#### [Goal]
Below are the records. Retype, exactly, the lines from the first through the line with "(8,\yy) -- (689,\yy);", and leave out the pictures.

#### [Source data]
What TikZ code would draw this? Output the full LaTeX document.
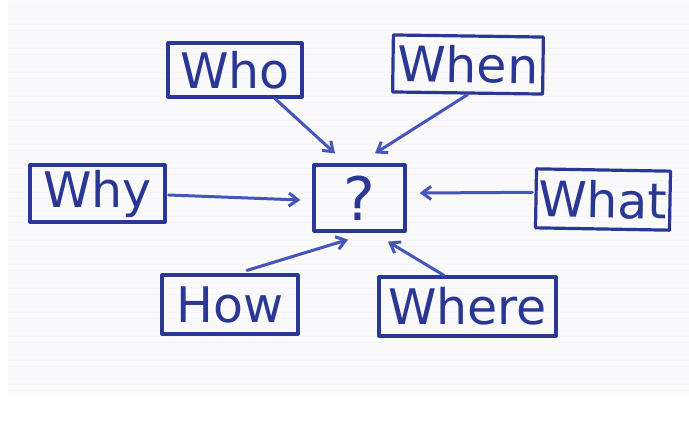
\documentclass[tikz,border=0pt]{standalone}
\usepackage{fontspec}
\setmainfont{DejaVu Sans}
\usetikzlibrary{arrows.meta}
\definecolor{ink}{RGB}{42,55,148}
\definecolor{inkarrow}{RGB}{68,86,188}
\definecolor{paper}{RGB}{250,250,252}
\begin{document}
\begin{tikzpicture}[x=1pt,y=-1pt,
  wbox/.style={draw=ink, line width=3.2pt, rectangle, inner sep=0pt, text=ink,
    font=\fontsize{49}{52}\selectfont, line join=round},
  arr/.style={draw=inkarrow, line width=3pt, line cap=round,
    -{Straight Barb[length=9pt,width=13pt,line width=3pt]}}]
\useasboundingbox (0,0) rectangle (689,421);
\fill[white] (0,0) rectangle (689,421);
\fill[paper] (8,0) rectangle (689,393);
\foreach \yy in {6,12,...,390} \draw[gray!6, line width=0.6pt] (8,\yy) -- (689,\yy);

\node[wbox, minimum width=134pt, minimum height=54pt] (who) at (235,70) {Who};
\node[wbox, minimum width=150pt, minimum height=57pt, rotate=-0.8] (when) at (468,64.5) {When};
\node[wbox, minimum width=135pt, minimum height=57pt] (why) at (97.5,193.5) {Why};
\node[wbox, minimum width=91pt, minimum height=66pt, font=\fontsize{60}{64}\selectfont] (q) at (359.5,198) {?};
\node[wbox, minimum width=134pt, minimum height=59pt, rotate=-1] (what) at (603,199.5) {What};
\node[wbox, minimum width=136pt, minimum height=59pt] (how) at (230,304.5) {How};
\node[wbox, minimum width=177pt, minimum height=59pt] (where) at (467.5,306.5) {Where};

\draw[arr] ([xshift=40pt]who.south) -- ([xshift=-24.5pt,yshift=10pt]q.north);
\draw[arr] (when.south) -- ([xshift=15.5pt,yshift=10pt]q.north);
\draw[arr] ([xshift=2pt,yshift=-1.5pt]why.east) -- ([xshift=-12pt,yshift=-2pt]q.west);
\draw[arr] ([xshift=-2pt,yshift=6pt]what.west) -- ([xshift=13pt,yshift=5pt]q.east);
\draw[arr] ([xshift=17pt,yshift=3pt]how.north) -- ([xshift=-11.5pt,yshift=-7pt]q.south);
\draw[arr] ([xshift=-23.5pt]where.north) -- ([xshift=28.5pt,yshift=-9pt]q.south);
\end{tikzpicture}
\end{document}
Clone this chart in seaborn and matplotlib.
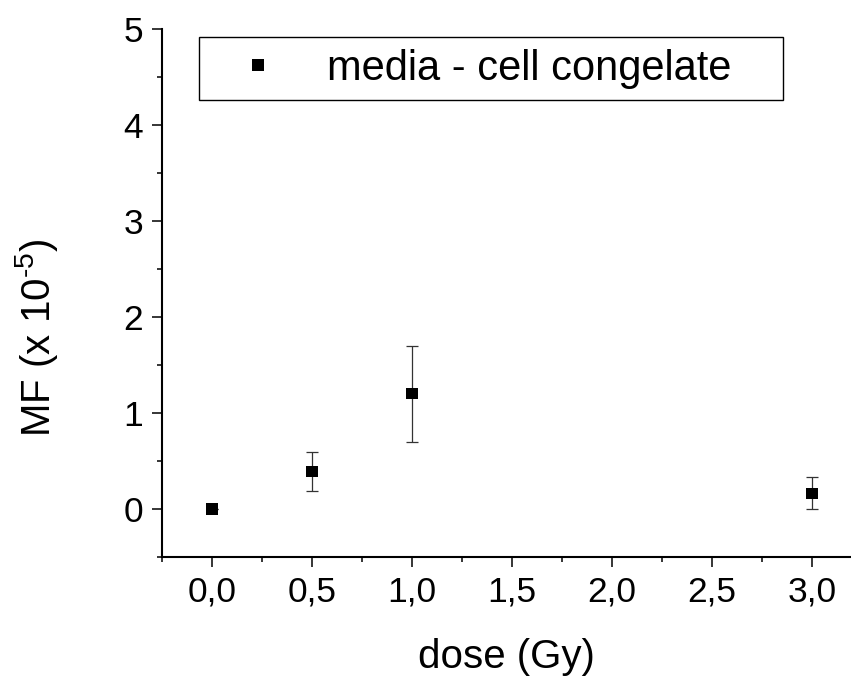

#### [Solution to this problem]
What TikZ code would draw this? Output the full LaTeX document.
\documentclass[tikz,border=0pt]{standalone}
\usepackage{fontspec}
\setmainfont{DejaVu Sans}
\usetikzlibrary{arrows.meta}
\definecolor{ink}{RGB}{42,55,148}
\definecolor{inkarrow}{RGB}{68,86,188}
\definecolor{paper}{RGB}{250,250,252}
\begin{document}
\begin{tikzpicture}[x=1pt,y=-1pt,
  wbox/.style={draw=ink, line width=3.2pt, rectangle, inner sep=0pt, text=ink,
    font=\fontsize{49}{52}\selectfont, line join=round},
  arr/.style={draw=inkarrow, line width=3pt, line cap=round,
    -{Straight Barb[length=9pt,width=13pt,line width=3pt]}}]
\useasboundingbox (0,0) rectangle (689,421);
\fill[white] (0,0) rectangle (689,421);
\fill[paper] (8,0) rectangle (689,393);
\foreach \yy in {6,12,...,390} \draw[gray!6, line width=0.6pt] (8,\yy) -- (689,\yy);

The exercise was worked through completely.